Give all the lines below again, exactly, with no pictures.

★ ★ ★ ★

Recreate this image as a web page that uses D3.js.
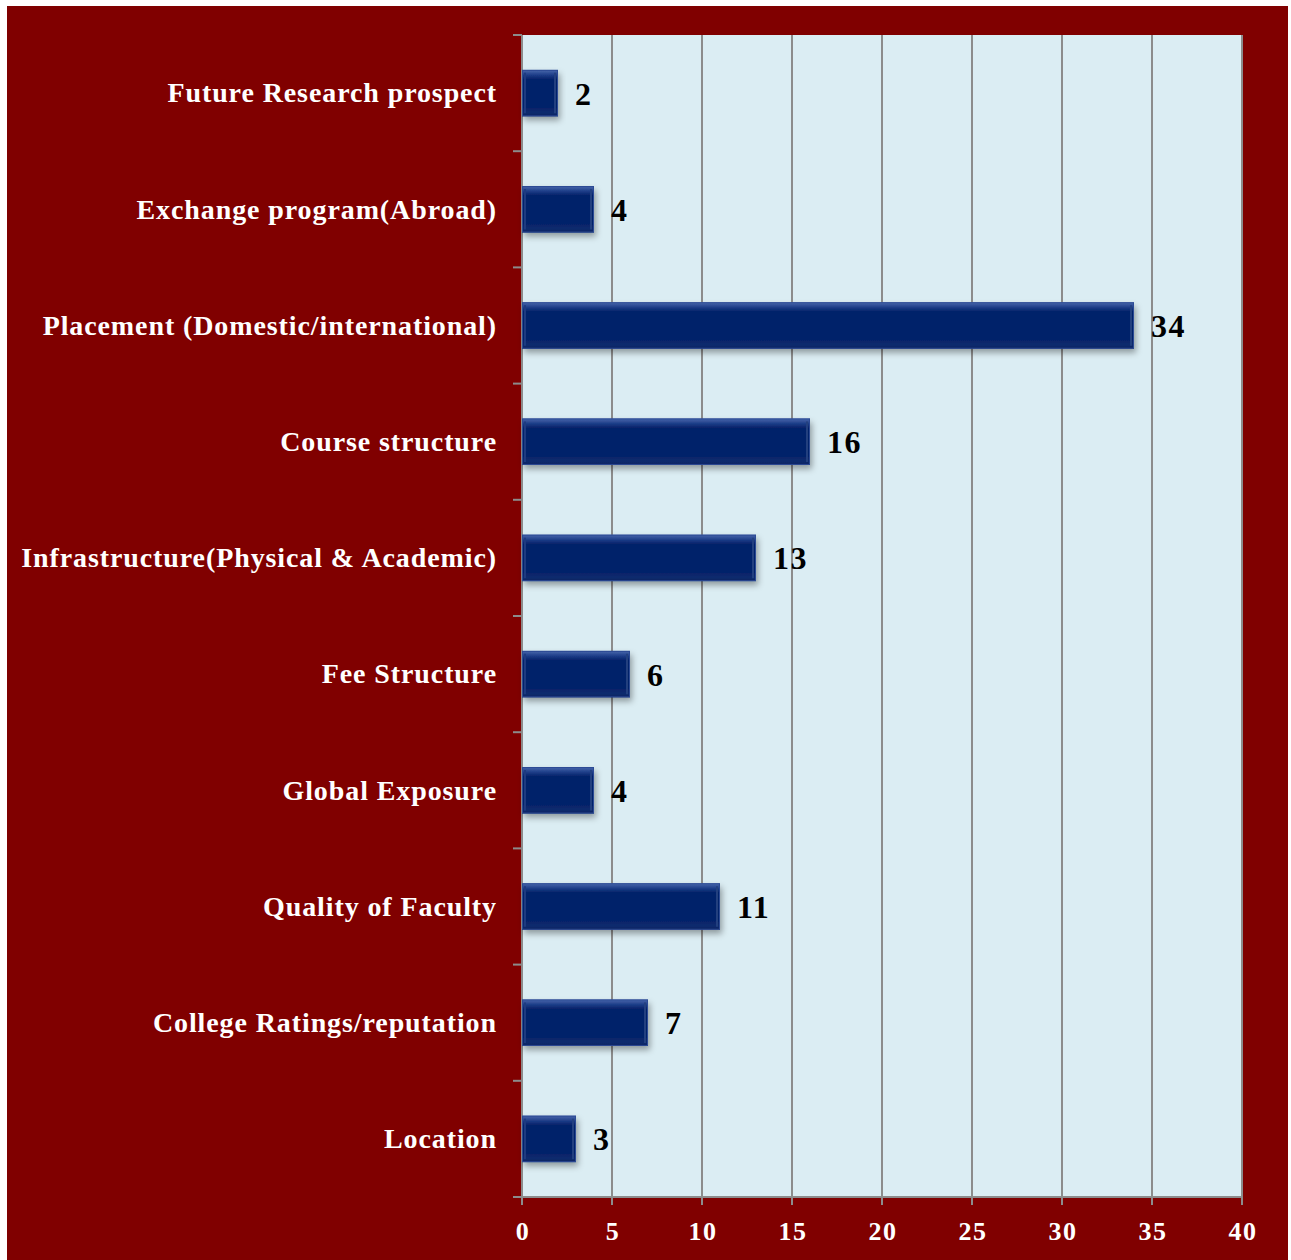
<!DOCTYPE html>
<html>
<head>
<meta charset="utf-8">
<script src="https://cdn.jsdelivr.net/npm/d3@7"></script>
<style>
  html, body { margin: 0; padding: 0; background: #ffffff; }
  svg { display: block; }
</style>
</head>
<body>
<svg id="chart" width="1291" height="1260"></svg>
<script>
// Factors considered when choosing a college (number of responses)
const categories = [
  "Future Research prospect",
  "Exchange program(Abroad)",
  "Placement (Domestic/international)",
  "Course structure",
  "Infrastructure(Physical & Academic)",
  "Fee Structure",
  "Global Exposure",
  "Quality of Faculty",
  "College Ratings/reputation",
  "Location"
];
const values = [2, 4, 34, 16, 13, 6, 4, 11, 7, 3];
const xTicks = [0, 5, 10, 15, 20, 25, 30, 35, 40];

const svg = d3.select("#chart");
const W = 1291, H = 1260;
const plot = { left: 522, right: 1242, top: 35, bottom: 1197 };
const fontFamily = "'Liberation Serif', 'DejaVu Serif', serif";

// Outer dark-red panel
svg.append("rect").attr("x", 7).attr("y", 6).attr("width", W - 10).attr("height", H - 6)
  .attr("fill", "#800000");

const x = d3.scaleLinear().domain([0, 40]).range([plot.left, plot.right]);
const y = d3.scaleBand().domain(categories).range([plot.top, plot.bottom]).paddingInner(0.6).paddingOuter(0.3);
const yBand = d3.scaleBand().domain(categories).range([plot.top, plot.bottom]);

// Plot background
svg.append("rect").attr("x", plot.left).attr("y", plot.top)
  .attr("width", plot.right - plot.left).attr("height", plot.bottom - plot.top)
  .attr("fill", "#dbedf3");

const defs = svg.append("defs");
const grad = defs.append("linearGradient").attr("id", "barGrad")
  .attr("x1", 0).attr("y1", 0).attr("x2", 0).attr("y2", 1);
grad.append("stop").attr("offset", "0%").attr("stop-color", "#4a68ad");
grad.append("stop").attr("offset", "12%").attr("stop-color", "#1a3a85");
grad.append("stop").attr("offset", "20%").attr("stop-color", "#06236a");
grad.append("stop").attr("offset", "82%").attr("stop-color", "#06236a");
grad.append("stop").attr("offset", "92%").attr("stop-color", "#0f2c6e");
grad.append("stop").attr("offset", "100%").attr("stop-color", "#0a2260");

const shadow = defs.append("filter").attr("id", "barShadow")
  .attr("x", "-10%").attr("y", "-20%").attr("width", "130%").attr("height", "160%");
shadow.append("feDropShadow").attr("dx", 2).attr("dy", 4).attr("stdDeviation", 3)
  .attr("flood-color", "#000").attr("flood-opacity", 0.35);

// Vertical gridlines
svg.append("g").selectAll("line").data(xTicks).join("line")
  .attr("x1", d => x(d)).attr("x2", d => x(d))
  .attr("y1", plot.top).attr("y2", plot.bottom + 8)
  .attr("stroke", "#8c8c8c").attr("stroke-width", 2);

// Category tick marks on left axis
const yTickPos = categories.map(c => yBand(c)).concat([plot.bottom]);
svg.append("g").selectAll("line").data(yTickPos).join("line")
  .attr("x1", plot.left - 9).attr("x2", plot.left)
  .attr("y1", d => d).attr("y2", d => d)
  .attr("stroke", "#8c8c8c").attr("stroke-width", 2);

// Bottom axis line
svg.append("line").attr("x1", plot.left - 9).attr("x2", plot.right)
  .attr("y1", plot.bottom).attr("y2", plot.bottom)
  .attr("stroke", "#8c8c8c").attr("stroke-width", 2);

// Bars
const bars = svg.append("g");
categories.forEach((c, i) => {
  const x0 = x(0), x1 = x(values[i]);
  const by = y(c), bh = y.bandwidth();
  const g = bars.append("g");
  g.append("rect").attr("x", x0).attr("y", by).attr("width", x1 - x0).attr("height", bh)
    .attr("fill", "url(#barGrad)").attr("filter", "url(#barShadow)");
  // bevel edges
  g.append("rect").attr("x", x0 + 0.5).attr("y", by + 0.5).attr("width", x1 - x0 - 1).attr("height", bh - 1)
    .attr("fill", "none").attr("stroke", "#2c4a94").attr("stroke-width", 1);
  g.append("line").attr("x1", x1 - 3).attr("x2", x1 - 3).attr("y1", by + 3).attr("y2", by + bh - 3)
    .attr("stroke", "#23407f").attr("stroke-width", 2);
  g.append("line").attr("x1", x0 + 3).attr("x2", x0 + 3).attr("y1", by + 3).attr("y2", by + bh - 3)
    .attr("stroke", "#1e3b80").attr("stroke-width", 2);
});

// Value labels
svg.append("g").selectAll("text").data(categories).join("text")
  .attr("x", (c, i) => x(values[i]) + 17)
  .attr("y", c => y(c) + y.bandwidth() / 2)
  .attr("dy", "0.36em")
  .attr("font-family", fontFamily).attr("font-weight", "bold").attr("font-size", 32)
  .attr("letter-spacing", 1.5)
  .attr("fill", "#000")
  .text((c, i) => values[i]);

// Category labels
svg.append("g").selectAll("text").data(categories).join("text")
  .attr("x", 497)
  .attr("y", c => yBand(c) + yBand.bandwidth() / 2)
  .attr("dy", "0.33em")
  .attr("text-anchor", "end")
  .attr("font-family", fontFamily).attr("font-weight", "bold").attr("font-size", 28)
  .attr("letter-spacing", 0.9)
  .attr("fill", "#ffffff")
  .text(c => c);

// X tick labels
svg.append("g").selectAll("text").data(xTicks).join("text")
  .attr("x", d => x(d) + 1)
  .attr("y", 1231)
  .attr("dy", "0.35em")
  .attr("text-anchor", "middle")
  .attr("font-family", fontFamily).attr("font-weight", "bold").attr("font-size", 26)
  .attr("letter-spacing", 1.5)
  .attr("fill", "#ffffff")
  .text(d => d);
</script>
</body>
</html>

★ ★ ★ ★

> _Response_
Recreate this image as a web page that uses D3.js.
<!DOCTYPE html>
<html>
<head>
<meta charset="utf-8">
<script src="https://cdn.jsdelivr.net/npm/d3@7"></script>
<style>
  html, body { margin: 0; padding: 0; background: #ffffff; }
  svg { display: block; }
</style>
</head>
<body>
<svg id="chart" width="1291" height="1260"></svg>
<script>
// Factors considered when choosing a college (number of responses)
const categories = [
  "Future Research prospect",
  "Exchange program(Abroad)",
  "Placement (Domestic/international)",
  "Course structure",
  "Infrastructure(Physical & Academic)",
  "Fee Structure",
  "Global Exposure",
  "Quality of Faculty",
  "College Ratings/reputation",
  "Location"
];
const values = [2, 4, 34, 16, 13, 6, 4, 11, 7, 3];
const xTicks = [0, 5, 10, 15, 20, 25, 30, 35, 40];

const svg = d3.select("#chart");
const W = 1291, H = 1260;
const plot = { left: 522, right: 1242, top: 35, bottom: 1197 };
const fontFamily = "'Liberation Serif', 'DejaVu Serif', serif";

// Outer dark-red panel
svg.append("rect").attr("x", 7).attr("y", 6).attr("width", W - 10).attr("height", H - 6)
  .attr("fill", "#800000");

const x = d3.scaleLinear().domain([0, 40]).range([plot.left, plot.right]);
const y = d3.scaleBand().domain(categories).range([plot.top, plot.bottom]).paddingInner(0.6).paddingOuter(0.3);
const yBand = d3.scaleBand().domain(categories).range([plot.top, plot.bottom]);

// Plot background
svg.append("rect").attr("x", plot.left).attr("y", plot.top)
  .attr("width", plot.right - plot.left).attr("height", plot.bottom - plot.top)
  .attr("fill", "#dbedf3");

const defs = svg.append("defs");
const grad = defs.append("linearGradient").attr("id", "barGrad")
  .attr("x1", 0).attr("y1", 0).attr("x2", 0).attr("y2", 1);
grad.append("stop").attr("offset", "0%").attr("stop-color", "#4a68ad");
grad.append("stop").attr("offset", "12%").attr("stop-color", "#1a3a85");
grad.append("stop").attr("offset", "20%").attr("stop-color", "#06236a");
grad.append("stop").attr("offset", "82%").attr("stop-color", "#06236a");
grad.append("stop").attr("offset", "92%").attr("stop-color", "#0f2c6e");
grad.append("stop").attr("offset", "100%").attr("stop-color", "#0a2260");

const shadow = defs.append("filter").attr("id", "barShadow")
  .attr("x", "-10%").attr("y", "-20%").attr("width", "130%").attr("height", "160%");
shadow.append("feDropShadow").attr("dx", 2).attr("dy", 4).attr("stdDeviation", 3)
  .attr("flood-color", "#000").attr("flood-opacity", 0.35);

// Vertical gridlines
svg.append("g").selectAll("line").data(xTicks).join("line")
  .attr("x1", d => x(d)).attr("x2", d => x(d))
  .attr("y1", plot.top).attr("y2", plot.bottom + 8)
  .attr("stroke", "#8c8c8c").attr("stroke-width", 2);

// Category tick marks on left axis
const yTickPos = categories.map(c => yBand(c)).concat([plot.bottom]);
svg.append("g").selectAll("line").data(yTickPos).join("line")
  .attr("x1", plot.left - 9).attr("x2", plot.left)
  .attr("y1", d => d).attr("y2", d => d)
  .attr("stroke", "#8c8c8c").attr("stroke-width", 2);

// Bottom axis line
svg.append("line").attr("x1", plot.left - 9).attr("x2", plot.right)
  .attr("y1", plot.bottom).attr("y2", plot.bottom)
  .attr("stroke", "#8c8c8c").attr("stroke-width", 2);

// Bars
const bars = svg.append("g");
categories.forEach((c, i) => {
  const x0 = x(0), x1 = x(values[i]);
  const by = y(c), bh = y.bandwidth();
  const g = bars.append("g");
  g.append("rect").attr("x", x0).attr("y", by).attr("width", x1 - x0).attr("height", bh)
    .attr("fill", "url(#barGrad)").attr("filter", "url(#barShadow)");
  // bevel edges
  g.append("rect").attr("x", x0 + 0.5).attr("y", by + 0.5).attr("width", x1 - x0 - 1).attr("height", bh - 1)
    .attr("fill", "none").attr("stroke", "#2c4a94").attr("stroke-width", 1);
  g.append("line").attr("x1", x1 - 3).attr("x2", x1 - 3).attr("y1", by + 3).attr("y2", by + bh - 3)
    .attr("stroke", "#23407f").attr("stroke-width", 2);
  g.append("line").attr("x1", x0 + 3).attr("x2", x0 + 3).attr("y1", by + 3).attr("y2", by + bh - 3)
    .attr("stroke", "#1e3b80").attr("stroke-width", 2);
});

// Value labels
svg.append("g").selectAll("text").data(categories).join("text")
  .attr("x", (c, i) => x(values[i]) + 17)
  .attr("y", c => y(c) + y.bandwidth() / 2)
  .attr("dy", "0.36em")
  .attr("font-family", fontFamily).attr("font-weight", "bold").attr("font-size", 32)
  .attr("letter-spacing", 1.5)
  .attr("fill", "#000")
  .text((c, i) => values[i]);

// Category labels
svg.append("g").selectAll("text").data(categories).join("text")
  .attr("x", 497)
  .attr("y", c => yBand(c) + yBand.bandwidth() / 2)
  .attr("dy", "0.33em")
  .attr("text-anchor", "end")
  .attr("font-family", fontFamily).attr("font-weight", "bold").attr("font-size", 28)
  .attr("letter-spacing", 0.9)
  .attr("fill", "#ffffff")
  .text(c => c);

// X tick labels
svg.append("g").selectAll("text").data(xTicks).join("text")
  .attr("x", d => x(d) + 1)
  .attr("y", 1231)
  .attr("dy", "0.35em")
  .attr("text-anchor", "middle")
  .attr("font-family", fontFamily).attr("font-weight", "bold").attr("font-size", 26)
  .attr("letter-spacing", 1.5)
  .attr("fill", "#ffffff")
  .text(d => d);
</script>
</body>
</html>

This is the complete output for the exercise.